Much like memory, a palimpsest is something that has changed over time and shows evidence of that change. It has many noticeable stages or levels of meaning, development, and history. This layered structure is the basis of my artistic practice. I begin my work by building up the surface of a painting with strips of old canvas, papers, and found objects. I often bury the work in the earth allowing nature to impose decay upon the process. I then peel back individual layers through physical deconstruction by sanding, carving, and detaching. Within this process of destruction and deterioration, a regeneration eventually occurs. The canvas evolves through alteration and begins to define palimpsest through the layered series of changes that occur to its origin surface.

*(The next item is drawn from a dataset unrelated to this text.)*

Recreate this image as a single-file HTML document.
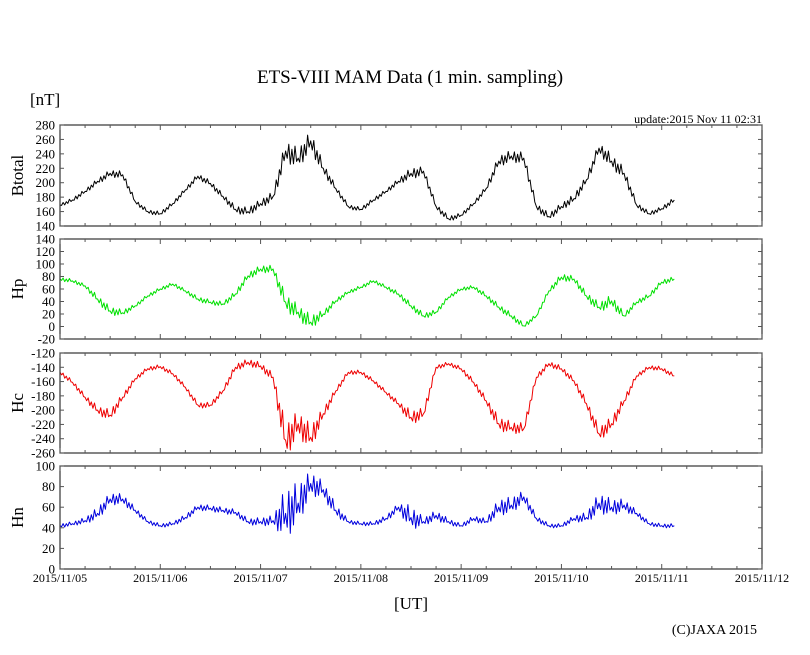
<!DOCTYPE html>
<html><head><meta charset="utf-8">
<style>
body{margin:0;background:#fff;}
svg{display:block;font-family:"Liberation Serif",serif;}
</style></head>
<body>
<svg id="chart" width="810" height="655" viewBox="0 0 810 655" xmlns="http://www.w3.org/2000/svg">
<text x="410" y="83" font-size="19" text-anchor="middle">ETS-VIII MAM Data (1 min. sampling)</text>
<text x="30" y="105" font-size="17">[nT]</text>
<text x="762" y="123" font-size="12" text-anchor="end">update:2015 Nov 11 02:31</text>
<text x="411" y="609" font-size="17" text-anchor="middle">[UT]</text>
<text x="757" y="634" font-size="14" text-anchor="end">(C)JAXA 2015</text>
<g id="plots"></g>
</svg>
<script>
// time step: 3 hours, starting 2015/11/05 00:00 (in days)
const stepDays = 0.125;
const dayLabels = ["2015/11/05","2015/11/06","2015/11/07","2015/11/08","2015/11/09","2015/11/10","2015/11/11","2015/11/12"];
const btotalValues = [169,176,188,202,213,211,174,160,157,171,190,209,199,181,163,160,171,181,244,234,258,220,192,167,163,176,188,202,213,216,167,150,155,171,192,230,237,234,167,153,167,178,204,248,230,213,169,157,164,176];
const btotalSpread = [2,3,3,4,5,5,3,3,3,3,3,4,4,4,5,6,6,7,15,14,14,8,4,3,3,3,3,4,8,6,4,4,3,3,4,8,8,8,5,5,5,6,6,8,10,8,4,3,3,4];
const btotalTicks = [140,160,180,200,220,240,260,280];
const hpValues = [76,73,65,44,25,22,33,49,60,68,57,44,39,36,52,81,92,92,39,23,7,20,41,55,63,73,63,52,33,17,23,47,60,63,49,31,17,1,17,57,79,76,49,31,41,17,39,49,71,76];
const hpSpread = [3,3,3,6,7,5,3,3,3,3,3,4,4,4,5,6,6,6,14,12,12,6,4,3,3,3,3,4,5,5,4,3,3,3,4,5,5,4,3,4,6,5,6,8,10,5,4,4,4,4];
const hpTicks = [-20,0,20,40,60,80,100,120,140];
const hcValues = [-147,-161,-182,-200,-207,-182,-156,-142,-139,-149,-168,-193,-193,-173,-140,-133,-138,-154,-242,-219,-238,-205,-173,-147,-147,-159,-175,-191,-210,-205,-140,-135,-142,-161,-187,-219,-224,-226,-154,-135,-142,-159,-191,-233,-219,-187,-152,-140,-142,-152];
const hcSpread = [3,3,4,6,8,5,3,3,3,3,3,4,4,4,5,5,5,6,25,18,18,8,4,3,3,3,3,4,10,8,3,3,3,4,5,10,8,8,4,4,4,4,6,10,10,6,3,3,3,3];
const hcTicks = [-260,-240,-220,-200,-180,-160,-140,-120];
const hnValues = [42,44,47,54,68,68,57,46,42,44,50,60,59,57,55,46,46,47,54,64,83,77,57,46,44,44,49,60,50,46,52,46,42,49,46,60,62,70,49,42,42,49,50,64,60,62,54,44,42,42];
const hnSpread = [2,2,3,6,6,5,3,2,2,2,3,3,3,3,3,3,4,5,25,20,12,8,6,2,2,2,3,4,12,4,5,3,2,3,3,8,8,6,3,2,2,3,5,10,8,6,3,2,2,2];
const hnTicks = [0,20,40,60,80,100];

const NS = "http://www.w3.org/2000/svg";
const X0 = 60, X1 = 762, DAYS = 7;
function xScale(d){ return X0 + (X1 - X0) * d / DAYS; }
function mk(tag, attrs, parent){
  const e = document.createElementNS(NS, tag);
  for (const k in attrs) e.setAttribute(k, attrs[k]);
  parent.appendChild(e);
  return e;
}
const root = document.getElementById("plots");
const panels = [
  {name:"btotal", title:"Btotal", top:125, bot:226, min:140, max:280, vals:btotalValues, spr:btotalSpread, ticks:btotalTicks, color:"#000000"},
  {name:"hp", title:"Hp", top:239, bot:339, min:-20, max:140, vals:hpValues, spr:hpSpread, ticks:hpTicks, color:"#00e000"},
  {name:"hc", title:"Hc", top:353, bot:453, min:-260, max:-120, vals:hcValues, spr:hcSpread, ticks:hcTicks, color:"#ee0000"},
  {name:"hn", title:"Hn", top:466, bot:569, min:0, max:100, vals:hnValues, spr:hnSpread, ticks:hnTicks, color:"#0000dd"}
];
const pattern = [1,-0.6,0.8,-1,0.5,-0.8,1,-0.4];
panels.forEach((p, pi) => {
  const g = mk("g", {}, root);
  
  
  const yScale = v => p.bot - (p.bot - p.top) * (v - p.min) / (p.max - p.min);
  let pts = [];
  for (let i = 0; i < p.vals.length - 1; i++) {
    for (let s = 0; s < 8; s++) {
      const t = s / 8;
      const d = (i + t) * stepDays;
      const v = p.vals[i] + (p.vals[i+1] - p.vals[i]) * t;
      const sp = p.spr[i] + (p.spr[i+1] - p.spr[i]) * t;
      const vv = s === 0 ? p.vals[i] : v + sp * pattern[s];
      pts.push(xScale(d).toFixed(1) + "," + yScale(vv).toFixed(1));
    }
  }
  const last = p.vals.length - 1;
  pts.push(xScale(last * stepDays).toFixed(1) + "," + yScale(p.vals[last]).toFixed(1));
  const line = mk("polyline", {points: pts.join(" "), fill:"none", stroke:p.color, "stroke-width":1, "stroke-linejoin":"round"}, g);
  
  
  const frame = mk("rect", {x:X0, y:p.top, width:X1-X0, height:p.bot-p.top, fill:"none", stroke:"#333", "stroke-width":1.2}, g);
  
  
  p.ticks.forEach(v => {
    const y = yScale(v);
    mk("line", {x1:X0, x2:X0+4, y1:y, y2:y, stroke:"#555"}, g);
    mk("line", {x1:X1-4, x2:X1, y1:y, y2:y, stroke:"#555"}, g);
    const t = mk("text", {x:55, y:y+4.5, "font-size":13, "text-anchor":"end"}, g);
    t.textContent = v;
    
    
  });
  for (let q = 0; q <= DAYS * 4; q++) {
    const x = xScale(q / 4), len = q % 4 === 0 ? 5 : 3;
    mk("line", {x1:x, x2:x, y1:p.top, y2:p.top+len, stroke:"#555"}, g);
    mk("line", {x1:x, x2:x, y1:p.bot-len, y2:p.bot, stroke:"#555"}, g);
  }
  const cy = (p.top + p.bot) / 2;
  const tt = mk("text", {x:0, y:0, "font-size":17, "text-anchor":"middle", transform:"translate(23," + cy + ") rotate(-90)"}, g);
  tt.textContent = p.title;
  
  
});
dayLabels.forEach((lab, i) => {
  const t = mk("text", {x:xScale(i), y:582, "font-size":12, "text-anchor":"middle"}, root);
  t.textContent = lab;
  
  
});
</script>
</body></html>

In my current work, I am exploring the concept of how memory can manipulate and remodel the palimpsest. This work explores the reconstructed memory of my personal life which is often projected through my use of found photography from the early 1900s. Painting the images of people I’ve never met brings the discourse of memory into my work, functioning as an allegory to my own past relationships. In practice, I use these found images to build up the canvas, then conceptually excavate or replace my memory and identity with subsequent layering. Echoes of earlier information remain behind the new surface, leaving traces of what once was. I believe that what lies beneath the surface of the canvas is often the true story of self, erased and rewritten.